Given instruction —
Select the lines that contain "with" and copy each of them.

Data excerpts —

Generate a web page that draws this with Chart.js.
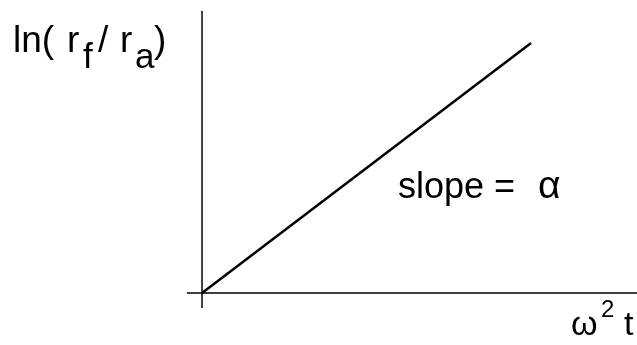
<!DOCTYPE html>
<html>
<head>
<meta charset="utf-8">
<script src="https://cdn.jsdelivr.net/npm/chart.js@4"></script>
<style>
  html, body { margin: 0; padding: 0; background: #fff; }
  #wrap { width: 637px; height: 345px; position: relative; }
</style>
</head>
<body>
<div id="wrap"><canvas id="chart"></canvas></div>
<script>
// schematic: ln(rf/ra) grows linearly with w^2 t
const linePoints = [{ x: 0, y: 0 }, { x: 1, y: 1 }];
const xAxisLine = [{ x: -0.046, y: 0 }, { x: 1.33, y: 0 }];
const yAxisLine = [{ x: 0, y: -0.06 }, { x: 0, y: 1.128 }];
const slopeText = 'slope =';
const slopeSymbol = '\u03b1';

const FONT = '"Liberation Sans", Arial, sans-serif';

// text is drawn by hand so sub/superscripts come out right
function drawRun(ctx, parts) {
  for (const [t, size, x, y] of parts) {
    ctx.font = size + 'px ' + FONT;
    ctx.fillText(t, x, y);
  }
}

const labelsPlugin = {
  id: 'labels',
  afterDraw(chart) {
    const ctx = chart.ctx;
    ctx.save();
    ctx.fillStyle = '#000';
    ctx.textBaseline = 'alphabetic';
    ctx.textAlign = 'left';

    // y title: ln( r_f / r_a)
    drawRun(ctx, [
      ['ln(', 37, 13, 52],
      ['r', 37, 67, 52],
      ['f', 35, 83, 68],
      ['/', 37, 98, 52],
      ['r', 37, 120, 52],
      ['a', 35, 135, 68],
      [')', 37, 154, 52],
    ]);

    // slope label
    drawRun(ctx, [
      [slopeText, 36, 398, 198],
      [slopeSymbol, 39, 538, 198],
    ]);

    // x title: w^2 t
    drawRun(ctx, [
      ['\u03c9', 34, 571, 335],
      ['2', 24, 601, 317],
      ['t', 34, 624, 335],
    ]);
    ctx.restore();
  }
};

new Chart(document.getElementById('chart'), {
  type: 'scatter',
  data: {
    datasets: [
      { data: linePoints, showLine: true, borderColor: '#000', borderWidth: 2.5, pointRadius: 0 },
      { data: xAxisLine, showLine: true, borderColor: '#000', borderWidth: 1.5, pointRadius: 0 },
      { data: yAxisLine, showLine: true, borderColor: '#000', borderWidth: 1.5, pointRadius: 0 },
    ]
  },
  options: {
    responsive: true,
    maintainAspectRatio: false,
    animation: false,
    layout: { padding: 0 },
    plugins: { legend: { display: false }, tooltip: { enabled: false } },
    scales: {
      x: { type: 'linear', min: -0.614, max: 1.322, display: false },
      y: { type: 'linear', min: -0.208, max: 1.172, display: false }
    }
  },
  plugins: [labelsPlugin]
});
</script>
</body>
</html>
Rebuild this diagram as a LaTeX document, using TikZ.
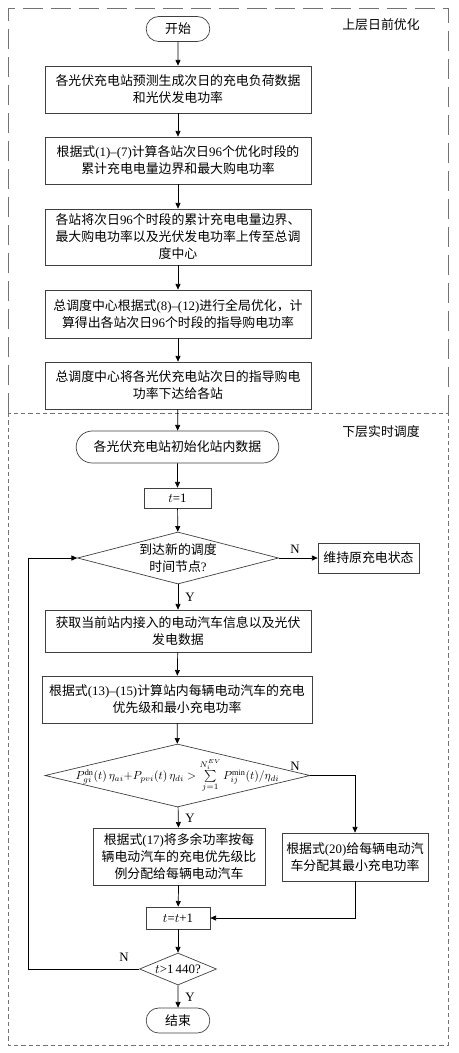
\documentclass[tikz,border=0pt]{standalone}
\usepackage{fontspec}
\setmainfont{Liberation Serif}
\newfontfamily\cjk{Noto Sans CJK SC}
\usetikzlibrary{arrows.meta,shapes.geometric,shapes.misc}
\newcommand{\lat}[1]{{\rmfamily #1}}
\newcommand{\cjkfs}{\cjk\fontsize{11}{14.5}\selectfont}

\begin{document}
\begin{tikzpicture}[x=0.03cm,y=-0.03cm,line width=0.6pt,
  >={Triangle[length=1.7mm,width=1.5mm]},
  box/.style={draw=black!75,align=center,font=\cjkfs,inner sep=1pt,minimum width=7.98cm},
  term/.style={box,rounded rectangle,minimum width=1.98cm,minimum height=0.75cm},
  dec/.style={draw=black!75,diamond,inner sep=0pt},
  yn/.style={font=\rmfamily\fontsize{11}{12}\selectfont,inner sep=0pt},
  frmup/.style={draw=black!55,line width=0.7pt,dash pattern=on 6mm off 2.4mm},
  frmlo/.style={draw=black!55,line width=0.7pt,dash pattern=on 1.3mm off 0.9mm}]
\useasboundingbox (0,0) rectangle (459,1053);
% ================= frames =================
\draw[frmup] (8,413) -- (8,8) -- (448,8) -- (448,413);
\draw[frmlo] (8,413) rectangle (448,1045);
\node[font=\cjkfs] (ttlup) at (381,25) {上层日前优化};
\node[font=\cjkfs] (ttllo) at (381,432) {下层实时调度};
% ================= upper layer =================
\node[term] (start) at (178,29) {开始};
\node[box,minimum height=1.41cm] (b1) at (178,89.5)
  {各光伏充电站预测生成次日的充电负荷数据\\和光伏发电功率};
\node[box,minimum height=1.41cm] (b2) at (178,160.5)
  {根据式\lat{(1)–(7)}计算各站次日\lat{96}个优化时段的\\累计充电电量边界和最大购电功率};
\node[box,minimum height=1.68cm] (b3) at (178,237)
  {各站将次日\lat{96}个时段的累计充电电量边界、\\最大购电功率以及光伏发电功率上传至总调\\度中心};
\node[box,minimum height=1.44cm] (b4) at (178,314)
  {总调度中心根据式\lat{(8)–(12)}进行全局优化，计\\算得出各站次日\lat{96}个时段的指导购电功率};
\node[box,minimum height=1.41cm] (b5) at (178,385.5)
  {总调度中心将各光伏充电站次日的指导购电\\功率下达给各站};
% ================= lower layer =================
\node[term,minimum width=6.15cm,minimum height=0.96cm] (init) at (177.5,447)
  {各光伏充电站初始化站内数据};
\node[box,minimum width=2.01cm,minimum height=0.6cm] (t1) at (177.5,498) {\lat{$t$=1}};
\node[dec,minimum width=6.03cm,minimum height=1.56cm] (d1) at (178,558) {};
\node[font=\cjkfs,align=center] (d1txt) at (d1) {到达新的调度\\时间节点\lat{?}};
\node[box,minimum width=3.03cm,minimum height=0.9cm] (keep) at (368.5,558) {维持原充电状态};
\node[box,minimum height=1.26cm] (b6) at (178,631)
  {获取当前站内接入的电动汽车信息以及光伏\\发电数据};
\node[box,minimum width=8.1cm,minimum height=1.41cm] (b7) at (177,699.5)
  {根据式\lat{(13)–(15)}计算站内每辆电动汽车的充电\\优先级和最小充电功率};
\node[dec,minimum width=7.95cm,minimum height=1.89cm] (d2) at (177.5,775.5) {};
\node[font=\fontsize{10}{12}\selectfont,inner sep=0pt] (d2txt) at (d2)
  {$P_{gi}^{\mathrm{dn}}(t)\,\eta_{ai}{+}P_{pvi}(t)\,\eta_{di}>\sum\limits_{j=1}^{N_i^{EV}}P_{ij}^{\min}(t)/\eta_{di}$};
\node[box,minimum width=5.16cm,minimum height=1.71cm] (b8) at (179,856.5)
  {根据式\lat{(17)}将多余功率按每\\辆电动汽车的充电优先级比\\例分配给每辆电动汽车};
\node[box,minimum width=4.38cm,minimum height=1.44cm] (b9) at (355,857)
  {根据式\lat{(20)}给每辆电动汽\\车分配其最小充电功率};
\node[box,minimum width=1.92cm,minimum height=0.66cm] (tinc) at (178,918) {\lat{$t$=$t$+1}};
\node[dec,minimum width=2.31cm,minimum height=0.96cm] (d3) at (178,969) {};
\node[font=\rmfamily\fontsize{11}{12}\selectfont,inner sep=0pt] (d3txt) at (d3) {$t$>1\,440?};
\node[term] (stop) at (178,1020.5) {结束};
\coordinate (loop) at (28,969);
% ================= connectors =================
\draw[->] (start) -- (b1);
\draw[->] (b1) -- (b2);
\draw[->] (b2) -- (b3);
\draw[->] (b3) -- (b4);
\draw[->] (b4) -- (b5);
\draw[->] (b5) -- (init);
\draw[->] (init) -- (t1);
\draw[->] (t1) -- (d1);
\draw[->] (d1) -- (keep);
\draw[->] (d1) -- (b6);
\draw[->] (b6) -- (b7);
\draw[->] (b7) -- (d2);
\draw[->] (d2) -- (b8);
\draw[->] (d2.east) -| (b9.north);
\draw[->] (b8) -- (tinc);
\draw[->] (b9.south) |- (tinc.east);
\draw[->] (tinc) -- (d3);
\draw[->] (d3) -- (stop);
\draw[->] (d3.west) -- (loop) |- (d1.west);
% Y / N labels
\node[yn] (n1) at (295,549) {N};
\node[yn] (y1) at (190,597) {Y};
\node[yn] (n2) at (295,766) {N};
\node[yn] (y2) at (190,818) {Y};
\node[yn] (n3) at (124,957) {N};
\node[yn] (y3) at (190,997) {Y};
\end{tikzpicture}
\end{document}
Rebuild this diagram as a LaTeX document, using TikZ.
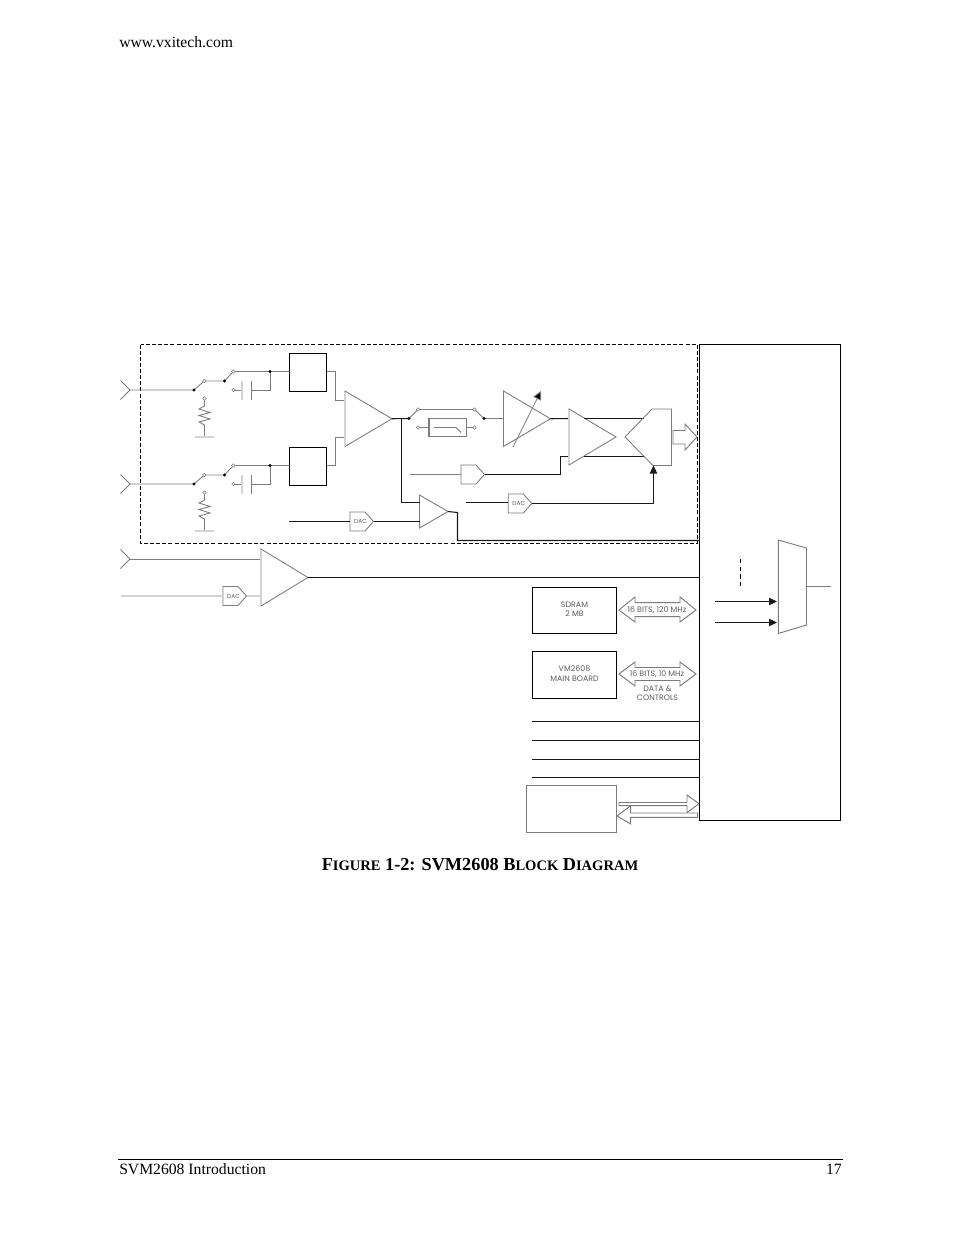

Answer to the task —
Generate a web page that draws this with Chart.js.
// schematic: ln(rf/ra) grows linearly with w^2 t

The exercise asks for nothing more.